Church in Spain: hundreds of thousands of abuse victims?
Ombudsman Ángel Gabilondo has presented the Spanish parliament with the results of an investigation which indicate that hundreds of thousands of minors may have been abused in Spain’s Catholic Church since the 1960s. In a survey of 8,000 people, 0.6 percent said they had been victims of sexual abuse in church institutions. Based on that figure, the total number of victims in Spain would be around 440,000. What should be done now?
Focus on the core of the problem
For Gazeta Wyborcza the exact number of victims is of secondary importance:
“No matter what the documentable statistics and testimonies say, whether there were 300,000 or 400,000 victims, it is clear that the phenomenon of paedophilia in the Spanish Church was widespread, that it was concealed and covered up for decades, and that the Catholic Church is still trying to downplay it today. The Spanish Catholic Church has been far more reluctant to expose paedophilia in its ranks than other European countries such as Germany, France or Portugal, where the issue was investigated by independent social commissions with which the Catholic institutions cooperated in good faith.”

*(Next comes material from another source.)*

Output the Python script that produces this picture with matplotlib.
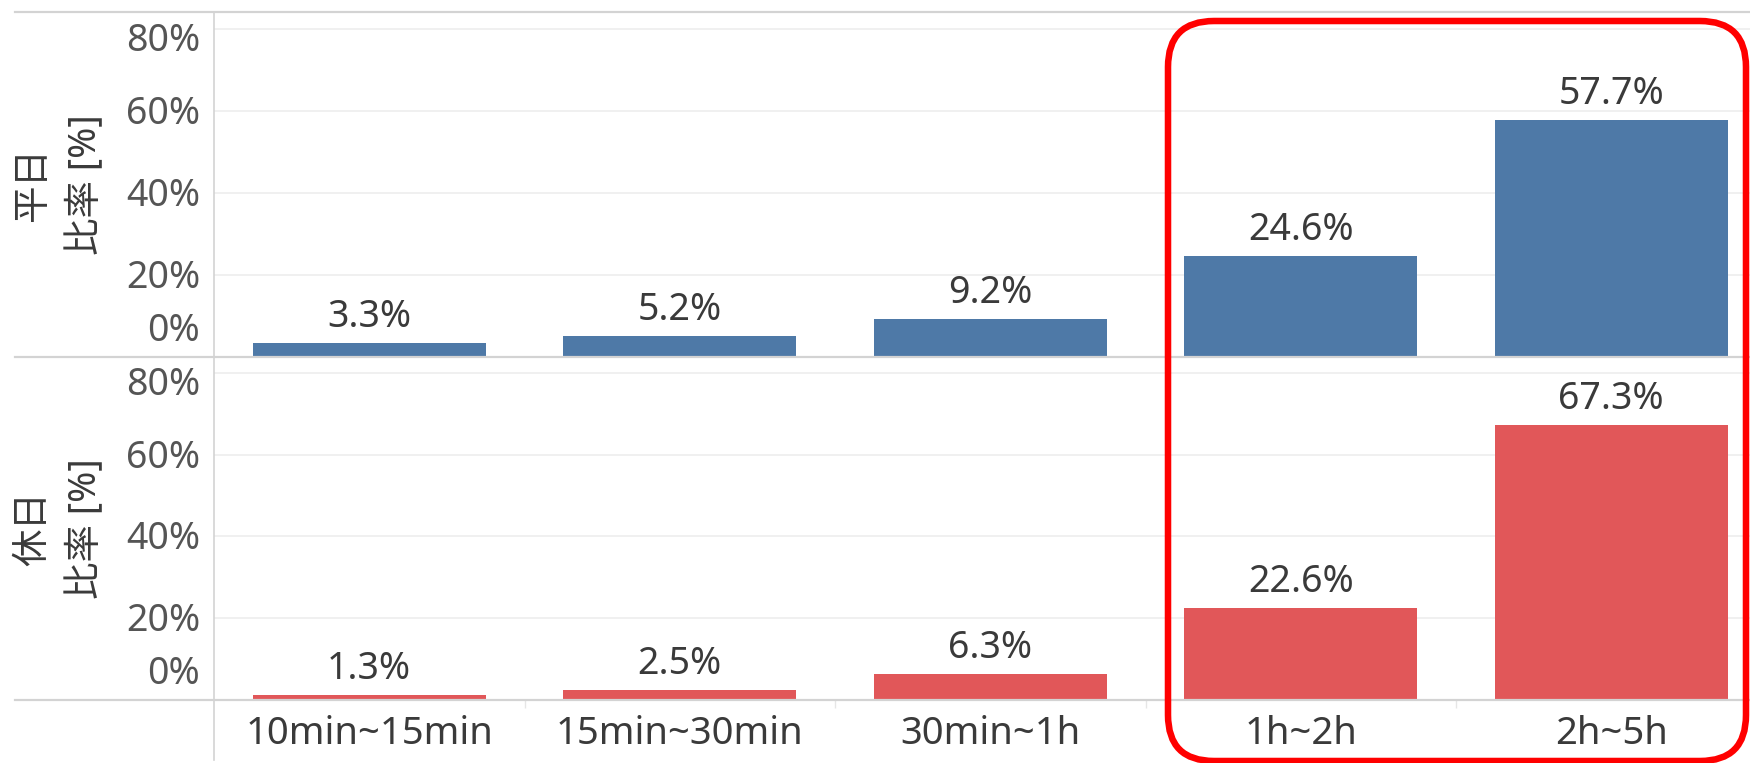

The truth must have consequences
El País stresses the responsibility of both the state and the Church:
“The figures are staggering. ... The ombudsman is right to hold the state, which is responsible for the education system where most of the cases occurred, accountable. ... Likewise, the Church has a duty to provide funds for the care and compensation of the victims. The establishment of a state reparations fund is not enough. It cannot absolve the religious institution of its responsibility. ... The truth revealed by the ombudsman’s report must be translated into public policies that put an end once and for all to one of the darkest and most traumatic episodes in the recent history of our country.”
Seek sincere reparations
Eldiario.es hopes for a schism of the Church in Spain:
“The representatives of the Church must ask forgiveness for having been a house of horror for so many children and teenagers in our country. ... Perhaps the enormity of what happened is so great that they prefer to say nothing and pray in silence. ... Hopefully there will be a split within the Church brought about by those who live their faith without commitment to human rights. ... Only if the Church launches its own revolution, its own Se Acabó [Enough!], can real and sincere reparations be made to each of the victims.”